Exercise aim:
Omit all pictures, then retype the data exactly as given.
··· Data lines
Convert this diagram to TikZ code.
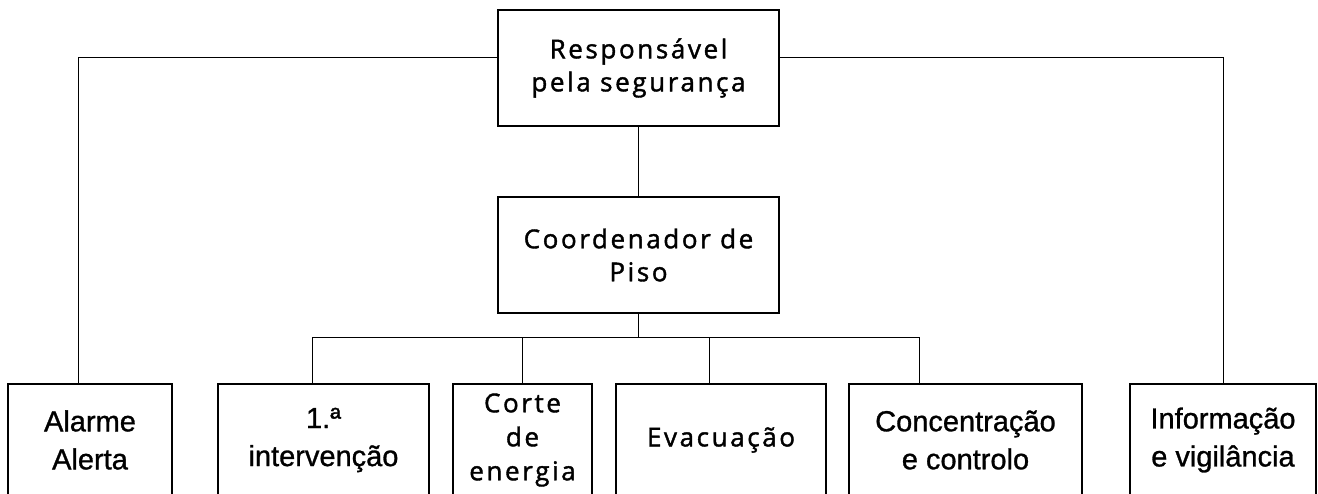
\documentclass[tikz,border=0pt]{standalone}
\usepackage{fontspec}
\setmainfont[FakeBold=1]{Liberation Sans}
\newfontfamily\humfont[LetterSpace=10,FakeBold=1.5]{Open Sans}
\usetikzlibrary{positioning}
\tikzset{x=1pt, y=-1pt, line width=2pt}
\tikzstyle{box}=[draw, line width=2pt, align=center, inner sep=0pt]
\tikzstyle{topbox}=[box, minimum width=281pt, minimum height=116pt, font=\humfont\fontsize{26}{33}\selectfont]
\tikzstyle{leafbox}=[box, minimum height=112pt, font=\fontsize{29}{38}\selectfont]
\tikzstyle{humleaf}=[leafbox, font=\humfont\fontsize{26}{34}\selectfont]

\begin{document}
\begin{tikzpicture}
\useasboundingbox (0,0) rectangle (1318,493);
% chefia
\node[topbox] (resp) at (638.5,68) {Responsável\\pela segurança};
\node[topbox] (coord) at (638.5,255) {Coordenador de\\Piso};
% equipas
\node[leafbox, minimum width=164pt] (alarme) at (90,440) {Alarme\\Alerta};
\node[leafbox, minimum width=211pt] (inter) at (323.5,440) {1.ª\\intervenção};
\node[humleaf, minimum width=139pt] (corte) at (522.5,440) {Corte\\de\\energia};
\node[humleaf, minimum width=210pt] (evac) at (721,440) {Evacuação};
\node[leafbox, minimum width=233pt] (conc) at (965.5,440) {Concentração\\e controlo};
\node[leafbox, minimum width=186pt] (info) at (1223,440) {Informação\\e vigilância};
% ligacoes
\coordinate (lt) at (78,57);
\coordinate (rt) at (1223,57);
\coordinate (busL) at (312,337);
\coordinate (busR) at (919,337);
\coordinate (evacTap) at (709,337);
\draw (resp.west |- lt) -- (lt) -- (lt |- alarme.north);
\draw (resp.east |- rt) -- (rt) -- (rt |- info.north);
\draw (resp.south) -- (coord.north);
\draw (coord.south) -- (coord.south |- busL);
\draw (busL |- inter.north) -- (busL) -- (busR) -- (busR |- conc.north);
\draw (corte.north |- busL) -- (corte.north);
\draw (evacTap) -- (evacTap |- evac.north);
\end{tikzpicture}
\end{document}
······
Solution:
Convert this diagram to TikZ code.
\documentclass[tikz,border=0pt]{standalone}
\usepackage{fontspec}
\setmainfont[FakeBold=1]{Liberation Sans}
\newfontfamily\humfont[LetterSpace=10,FakeBold=1.5]{Open Sans}
\usetikzlibrary{positioning}
\tikzset{x=1pt, y=-1pt, line width=2pt}
\tikzstyle{box}=[draw, line width=2pt, align=center, inner sep=0pt]
\tikzstyle{topbox}=[box, minimum width=281pt, minimum height=116pt, font=\humfont\fontsize{26}{33}\selectfont]
\tikzstyle{leafbox}=[box, minimum height=112pt, font=\fontsize{29}{38}\selectfont]
\tikzstyle{humleaf}=[leafbox, font=\humfont\fontsize{26}{34}\selectfont]

\begin{document}
\begin{tikzpicture}
\useasboundingbox (0,0) rectangle (1318,493);
% chefia
\node[topbox] (resp) at (638.5,68) {Responsável\\pela segurança};
\node[topbox] (coord) at (638.5,255) {Coordenador de\\Piso};
% equipas
\node[leafbox, minimum width=164pt] (alarme) at (90,440) {Alarme\\Alerta};
\node[leafbox, minimum width=211pt] (inter) at (323.5,440) {1.ª\\intervenção};
\node[humleaf, minimum width=139pt] (corte) at (522.5,440) {Corte\\de\\energia};
\node[humleaf, minimum width=210pt] (evac) at (721,440) {Evacuação};
\node[leafbox, minimum width=233pt] (conc) at (965.5,440) {Concentração\\e controlo};
\node[leafbox, minimum width=186pt] (info) at (1223,440) {Informação\\e vigilância};
% ligacoes
\coordinate (lt) at (78,57);
\coordinate (rt) at (1223,57);
\coordinate (busL) at (312,337);
\coordinate (busR) at (919,337);
\coordinate (evacTap) at (709,337);
\draw (resp.west |- lt) -- (lt) -- (lt |- alarme.north);
\draw (resp.east |- rt) -- (rt) -- (rt |- info.north);
\draw (resp.south) -- (coord.north);
\draw (coord.south) -- (coord.south |- busL);
\draw (busL |- inter.north) -- (busL) -- (busR) -- (busR |- conc.north);
\draw (corte.north |- busL) -- (corte.north);
\draw (evacTap) -- (evacTap |- evac.north);
\end{tikzpicture}
\end{document}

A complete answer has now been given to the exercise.